(Written instruction):
Print the records below word for word, but leave out the pictures.
** BEGIN **
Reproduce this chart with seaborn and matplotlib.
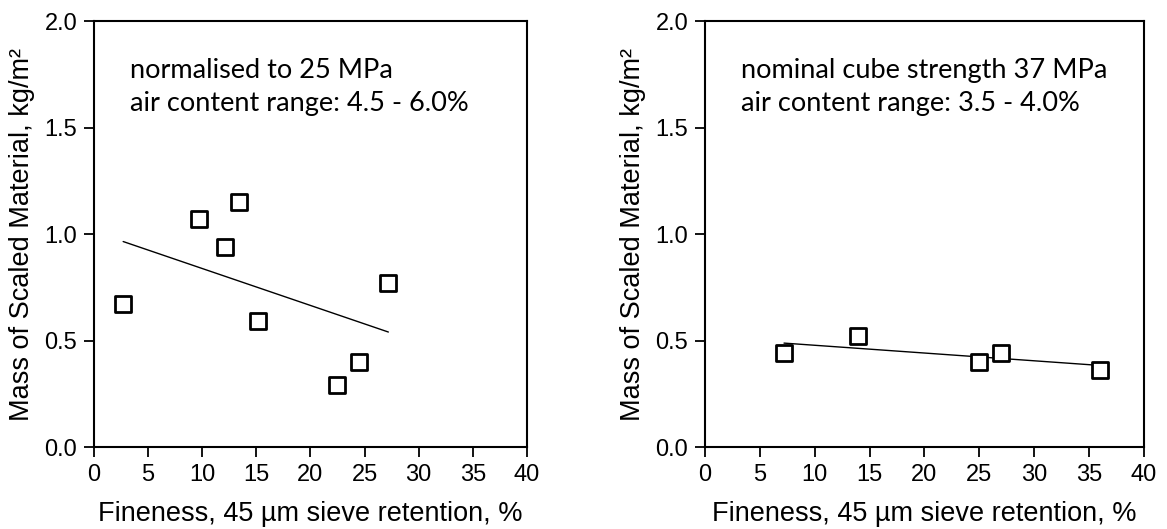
import matplotlib
matplotlib.use("Agg")
import matplotlib.pyplot as plt
import seaborn as sns
import pandas as pd

# Left panel data
left_x = [2.7, 9.7, 13.4, 12.1, 15.2, 27.2, 24.5, 22.5]
left_y = [0.67, 1.07, 1.15, 0.94, 0.59, 0.77, 0.40, 0.29]
left_trend_x = [2.7, 27.2]
left_trend_y = [0.965, 0.54]

# Right panel data
right_x = [7.2, 13.9, 25.0, 27.0, 36.0]
right_y = [0.44, 0.52, 0.40, 0.44, 0.36]
right_trend_x = [7.2, 36.0]
right_trend_y = [0.488, 0.383]

left_note = ["normalised to 25 MPa", "air content range: 4.5 - 6.0%"]
right_note = ["nominal cube strength 37 MPa", "air content range: 3.5 - 4.0%"]

x_label = "Fineness, 45 µm sieve retention, %"
y_label = "Mass of Scaled Material, kg/m²"
x_ticks = [0, 5, 10, 15, 20, 25, 30, 35, 40]
y_ticks = [0.0, 0.5, 1.0, 1.5, 2.0]

sns.set_theme(style="ticks")
plt.rcParams['font.family'] = ['Liberation Sans', 'DejaVu Sans']

fig = plt.figure(figsize=(11.67, 5.29), dpi=100)
ax1 = fig.add_axes([0.0805, 0.155, 0.371, 0.805])
ax2 = fig.add_axes([0.6041, 0.155, 0.3762, 0.805])

panels = [
    (ax1, left_x, left_y, left_trend_x, left_trend_y, left_note),
    (ax2, right_x, right_y, right_trend_x, right_trend_y, right_note),
]

for ax, xs, ys, tx, ty, note in panels:
    df = pd.DataFrame({"x": xs, "y": ys})
    tdf = pd.DataFrame({"x": tx, "y": ty})
    sns.lineplot(data=tdf, x="x", y="y", ax=ax, color="black", linewidth=1.0, zorder=2)
    sns.scatterplot(data=df, x="x", y="y", ax=ax, marker="s", s=135,
                    facecolor="white", edgecolor="black", linewidth=2.0, zorder=3)
    ax.set_xlim(0, 40)
    ax.set_ylim(0, 2.0)
    ax.set_xticks(x_ticks)
    ax.set_yticks(y_ticks)
    ax.set_yticklabels([f"{v:.1f}" for v in y_ticks])
    ax.set_xlabel(x_label, fontsize=19.5, labelpad=11, color="black")
    ax.set_ylabel(y_label, fontsize=19.5, labelpad=7, color="black")
    ax.tick_params(axis="both", direction="out", length=7, width=1.3,
                   labelsize=17, color="black", labelcolor="black", pad=5)
    for sp in ax.spines.values():
        sp.set_visible(True)
        sp.set_color("black")
        sp.set_linewidth(1.5)
    ax.text(0.083, 0.845, note[0] + "\n" + note[1], transform=ax.transAxes,
            fontsize=19.5, family=["Lato", "DejaVu Sans"], va="center", ha="left",
            linespacing=1.4, color="black")

fig.savefig("out.png", dpi=100, facecolor="white")
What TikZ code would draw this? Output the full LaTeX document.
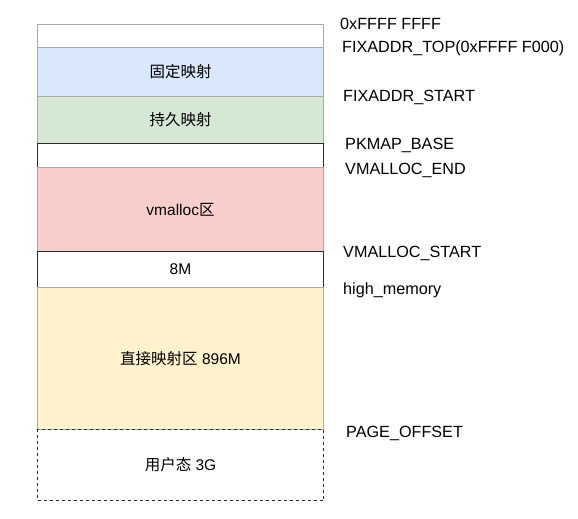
\documentclass[tikz,border=0pt]{standalone}
\usepackage{fontspec}
\setmainfont{Liberation Sans}
\newfontfamily\cjk{Noto Sans CJK SC}
\definecolor{fblue}{HTML}{DAE8FC}
\definecolor{fgreen}{HTML}{D5E8D4}
\definecolor{fpink}{HTML}{F8CECC}
\definecolor{fyellow}{HTML}{FFF2CC}
\definecolor{gborder}{HTML}{A8A8A8}
\definecolor{dborder}{HTML}{2A2A2A}
\tikzset{
  seg/.style={draw=gborder, line width=1pt, minimum width=286pt, inner sep=0pt, anchor=north west, font=\fontsize{15.5}{18}\selectfont},
  dseg/.style={seg, draw=dborder},
  lbl/.style={anchor=west, inner sep=0pt, font=\fontsize{16.2}{18}\selectfont}
}
\begin{document}
\begin{tikzpicture}[x=1pt,y=-1pt]
\useasboundingbox (0,0) rectangle (578,519);
\node[seg, fill=white, minimum height=23pt] (top) at (37,24) {};
\node[seg, fill=fblue, minimum height=49pt] (fix) at (37,47) {\cjk 固定映射};
\node[seg, fill=fgreen, minimum height=47pt] (pk) at (37,96) {\cjk 持久映射};
\node[dseg, fill=white, minimum height=24pt] (gap1) at (37,143) {};
\node[seg, fill=fpink, minimum height=84pt] (vm) at (37,167) {vmalloc{\cjk 区}};
\node[dseg, fill=white, minimum height=36pt] (gap2) at (37,251) {8M};
\node[seg, fill=fyellow, minimum height=142pt] (dir) at (37,287) {{\cjk 直接映射区} 896M};
\node[seg, draw=dborder, dashed, fill=none, minimum height=71pt] (user) at (37,429) {{\cjk 用户态} 3G};
\node[lbl] (l1) at (340,23.5) {0xFFFF FFFF};
\node[lbl] (l2) at (342,48.5) {FIXADDR\_TOP(0xFFFF F000)};
\node[lbl] (l3) at (343,97) {FIXADDR\_START};
\node[lbl] (l4) at (345,145) {PKMAP\_BASE};
\node[lbl] (l5) at (345,170) {VMALLOC\_END};
\node[lbl] (l6) at (343,253) {VMALLOC\_START};
\node[lbl] (l7) at (343,290) {high\_memory};
\node[lbl] (l8) at (346,433) {PAGE\_OFFSET};
\end{tikzpicture}
\end{document}
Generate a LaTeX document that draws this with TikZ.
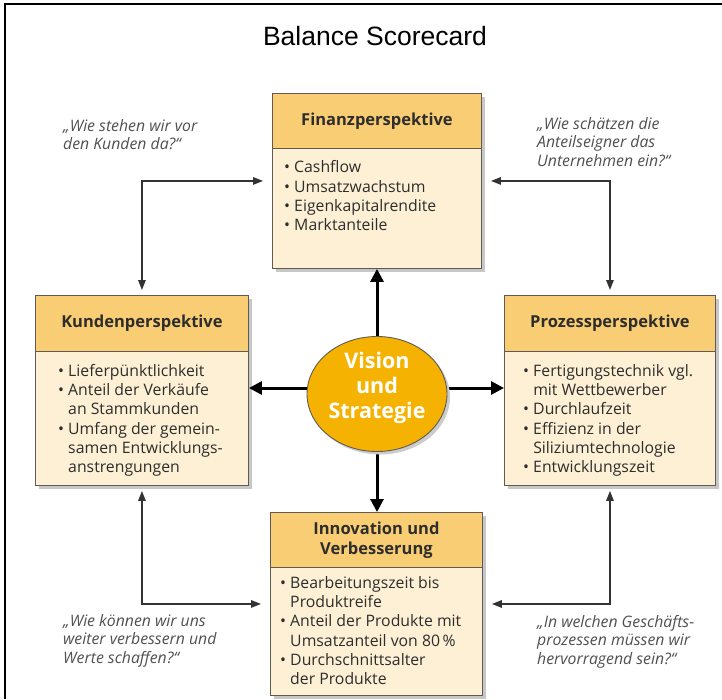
** END **
(Finished exercise):
Reproduce this chart with seaborn and matplotlib.
import matplotlib
matplotlib.use("Agg")
import matplotlib.pyplot as plt
import seaborn as sns
import pandas as pd

# Left panel data
left_x = [2.7, 9.7, 13.4, 12.1, 15.2, 27.2, 24.5, 22.5]
left_y = [0.67, 1.07, 1.15, 0.94, 0.59, 0.77, 0.40, 0.29]
left_trend_x = [2.7, 27.2]
left_trend_y = [0.965, 0.54]

# Right panel data
right_x = [7.2, 13.9, 25.0, 27.0, 36.0]
right_y = [0.44, 0.52, 0.40, 0.44, 0.36]
right_trend_x = [7.2, 36.0]
right_trend_y = [0.488, 0.383]

left_note = ["normalised to 25 MPa", "air content range: 4.5 - 6.0%"]
right_note = ["nominal cube strength 37 MPa", "air content range: 3.5 - 4.0%"]

x_label = "Fineness, 45 µm sieve retention, %"
y_label = "Mass of Scaled Material, kg/m²"
x_ticks = [0, 5, 10, 15, 20, 25, 30, 35, 40]
y_ticks = [0.0, 0.5, 1.0, 1.5, 2.0]

sns.set_theme(style="ticks")
plt.rcParams['font.family'] = ['Liberation Sans', 'DejaVu Sans']

fig = plt.figure(figsize=(11.67, 5.29), dpi=100)
ax1 = fig.add_axes([0.0805, 0.155, 0.371, 0.805])
ax2 = fig.add_axes([0.6041, 0.155, 0.3762, 0.805])

panels = [
    (ax1, left_x, left_y, left_trend_x, left_trend_y, left_note),
    (ax2, right_x, right_y, right_trend_x, right_trend_y, right_note),
]

for ax, xs, ys, tx, ty, note in panels:
    df = pd.DataFrame({"x": xs, "y": ys})
    tdf = pd.DataFrame({"x": tx, "y": ty})
    sns.lineplot(data=tdf, x="x", y="y", ax=ax, color="black", linewidth=1.0, zorder=2)
    sns.scatterplot(data=df, x="x", y="y", ax=ax, marker="s", s=135,
                    facecolor="white", edgecolor="black", linewidth=2.0, zorder=3)
    ax.set_xlim(0, 40)
    ax.set_ylim(0, 2.0)
    ax.set_xticks(x_ticks)
    ax.set_yticks(y_ticks)
    ax.set_yticklabels([f"{v:.1f}" for v in y_ticks])
    ax.set_xlabel(x_label, fontsize=19.5, labelpad=11, color="black")
    ax.set_ylabel(y_label, fontsize=19.5, labelpad=7, color="black")
    ax.tick_params(axis="both", direction="out", length=7, width=1.3,
                   labelsize=17, color="black", labelcolor="black", pad=5)
    for sp in ax.spines.values():
        sp.set_visible(True)
        sp.set_color("black")
        sp.set_linewidth(1.5)
    ax.text(0.083, 0.845, note[0] + "\n" + note[1], transform=ax.transAxes,
            fontsize=19.5, family=["Lato", "DejaVu Sans"], va="center", ha="left",
            linespacing=1.4, color="black")

fig.savefig("out.png", dpi=100, facecolor="white")
What TikZ code would draw this? Output the full LaTeX document.
\documentclass[tikz,border=0pt]{standalone}
\usepackage{fontspec}
\setmainfont{Liberation Sans}
\newfontfamily\cjk{Noto Sans CJK SC}
\definecolor{fblue}{HTML}{DAE8FC}
\definecolor{fgreen}{HTML}{D5E8D4}
\definecolor{fpink}{HTML}{F8CECC}
\definecolor{fyellow}{HTML}{FFF2CC}
\definecolor{gborder}{HTML}{A8A8A8}
\definecolor{dborder}{HTML}{2A2A2A}
\tikzset{
  seg/.style={draw=gborder, line width=1pt, minimum width=286pt, inner sep=0pt, anchor=north west, font=\fontsize{15.5}{18}\selectfont},
  dseg/.style={seg, draw=dborder},
  lbl/.style={anchor=west, inner sep=0pt, font=\fontsize{16.2}{18}\selectfont}
}
\begin{document}
\begin{tikzpicture}[x=1pt,y=-1pt]
\useasboundingbox (0,0) rectangle (578,519);
\node[seg, fill=white, minimum height=23pt] (top) at (37,24) {};
\node[seg, fill=fblue, minimum height=49pt] (fix) at (37,47) {\cjk 固定映射};
\node[seg, fill=fgreen, minimum height=47pt] (pk) at (37,96) {\cjk 持久映射};
\node[dseg, fill=white, minimum height=24pt] (gap1) at (37,143) {};
\node[seg, fill=fpink, minimum height=84pt] (vm) at (37,167) {vmalloc{\cjk 区}};
\node[dseg, fill=white, minimum height=36pt] (gap2) at (37,251) {8M};
\node[seg, fill=fyellow, minimum height=142pt] (dir) at (37,287) {{\cjk 直接映射区} 896M};
\node[seg, draw=dborder, dashed, fill=none, minimum height=71pt] (user) at (37,429) {{\cjk 用户态} 3G};
\node[lbl] (l1) at (340,23.5) {0xFFFF FFFF};
\node[lbl] (l2) at (342,48.5) {FIXADDR\_TOP(0xFFFF F000)};
\node[lbl] (l3) at (343,97) {FIXADDR\_START};
\node[lbl] (l4) at (345,145) {PKMAP\_BASE};
\node[lbl] (l5) at (345,170) {VMALLOC\_END};
\node[lbl] (l6) at (343,253) {VMALLOC\_START};
\node[lbl] (l7) at (343,290) {high\_memory};
\node[lbl] (l8) at (346,433) {PAGE\_OFFSET};
\end{tikzpicture}
\end{document}
Generate a LaTeX document that draws this with TikZ.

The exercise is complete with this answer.